> [WHAT YOU ARE ASKED TO DO]: Up to and including the line with "(0,0) rectangle (1221,1223);", write out the listing from its first line, minus the pictures.

> [DATA SHOWN]:
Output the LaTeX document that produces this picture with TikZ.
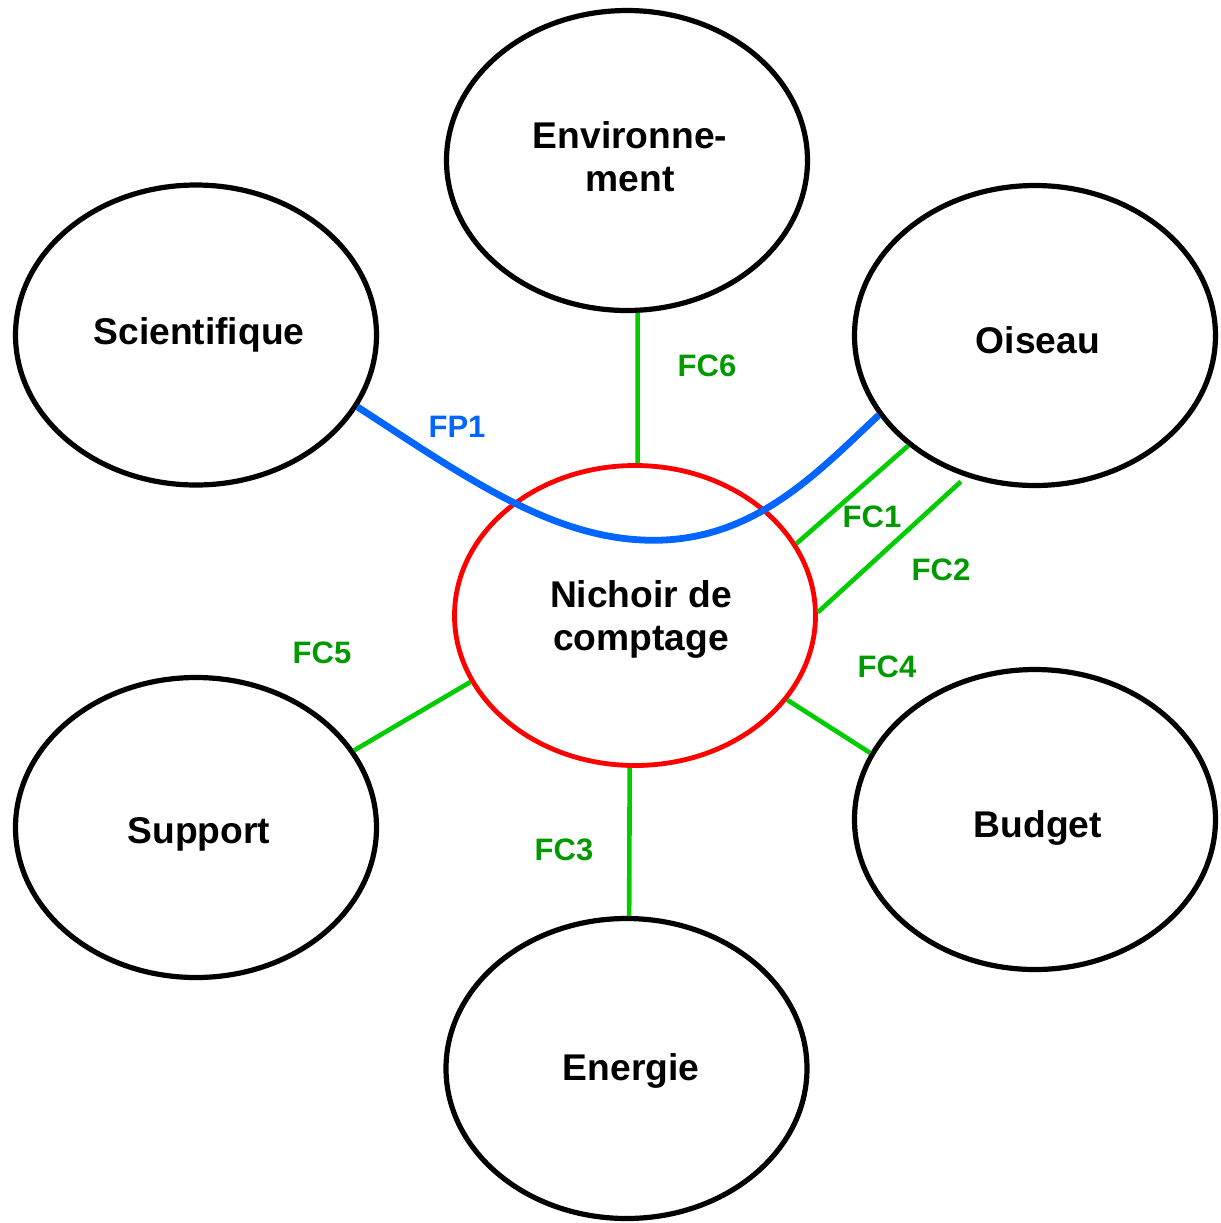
\documentclass[tikz,border=0pt]{standalone}
\usepackage{fontspec}
\setmainfont{Liberation Sans}
\usepackage{tikz}
\usetikzlibrary{shapes.geometric}
\definecolor{fcgreen}{RGB}{0,204,0}
\definecolor{fctext}{RGB}{0,153,0}
\definecolor{fpblue}{RGB}{0,102,255}
\newcommand{\drawfc}{\draw[fcgreen, line width=2.3pt]}
\tikzset{
    elt/.style={ellipse, draw, line width=2.6pt, inner sep=0pt,
        minimum width=180.5pt, minimum height=150pt},
    elttext/.style={align=center, inner sep=0pt,
        font=\fontsize{18.6}{21.5}\selectfont\bfseries},
    fclabel/.style={text=fctext, font=\fontsize{15.5}{18}\selectfont\bfseries}
}

\begin{document}
\begin{tikzpicture}[x=0.5pt, y=-0.5pt]
    \useasboundingbox (0,0) rectangle (1221,1223);

    % Draw elements
    \node[elt] (env) at (627,160.5) {};
    \node[elt] (sci) at (196,335) {};
    \node[elt] (ois) at (1035,335.5) {};
    \node[elt, draw=red, line width=2.4pt] (nich) at (635,615.5) {};
    \node[elt] (sup) at (196,827.5) {};
    \node[elt] (bud) at (1035,819.5) {};
    \node[elt] (ener) at (626.5,1068.5) {};

    \node[elttext] (env-t) at (630,157) {Environne-\\ment};
    \node[elttext] (sci-t) at (199,335) {Scientifique};
    \node[elttext] (ois-t) at (1038,340.5) {Oiseau};
    \node[elttext] (nich-t) at (641,619.5) {Nichoir de\\comptage};
    \node[elttext] (sup-t) at (199,834.5) {Support};
    \node[elttext] (bud-t) at (1038,827.5) {Budget};
    \node[elttext] (ener-t) at (631,1070.5) {Energie};

    % Draw main function
    \coordinate (low) at (665,540);
    \draw[fpblue, line width=3.4pt] (sci.-24) .. controls (470,480) and (560,545) .. (low)
        .. controls (760,535) and (820,470) .. (ois.207);

    % Draw constraints
    \drawfc (env.-86) -- (nich.89);
    \drawfc (ois.221) -- (nich.24);
    \drawfc[shorten <=3.5pt] (ois.244) -- (nich.1);
    \drawfc (nich.-92) -- (ener.89);
    \drawfc (nich.-29) -- (bud.158);
    \drawfc (nich.202) -- (sup.26);

    \node[fclabel, text=fpblue] (fp1) at (457,427) {FP1};
    \node[fclabel] (fc1) at (872,517) {FC1};
    \node[fclabel] (fc2) at (941,570) {FC2};
    \node[fclabel] (fc3) at (564,850) {FC3};
    \node[fclabel] (fc4) at (887,667) {FC4};
    \node[fclabel] (fc5) at (322,653) {FC5};
    \node[fclabel] (fc6) at (707,366) {FC6};
\end{tikzpicture}
\end{document}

> [FINAL ANSWER]:
Output the LaTeX document that produces this picture with TikZ.
\documentclass[tikz,border=0pt]{standalone}
\usepackage{fontspec}
\setmainfont{Liberation Sans}
\usepackage{tikz}
\usetikzlibrary{shapes.geometric}
\definecolor{fcgreen}{RGB}{0,204,0}
\definecolor{fctext}{RGB}{0,153,0}
\definecolor{fpblue}{RGB}{0,102,255}
\newcommand{\drawfc}{\draw[fcgreen, line width=2.3pt]}
\tikzset{
    elt/.style={ellipse, draw, line width=2.6pt, inner sep=0pt,
        minimum width=180.5pt, minimum height=150pt},
    elttext/.style={align=center, inner sep=0pt,
        font=\fontsize{18.6}{21.5}\selectfont\bfseries},
    fclabel/.style={text=fctext, font=\fontsize{15.5}{18}\selectfont\bfseries}
}

\begin{document}
\begin{tikzpicture}[x=0.5pt, y=-0.5pt]
    \useasboundingbox (0,0) rectangle (1221,1223);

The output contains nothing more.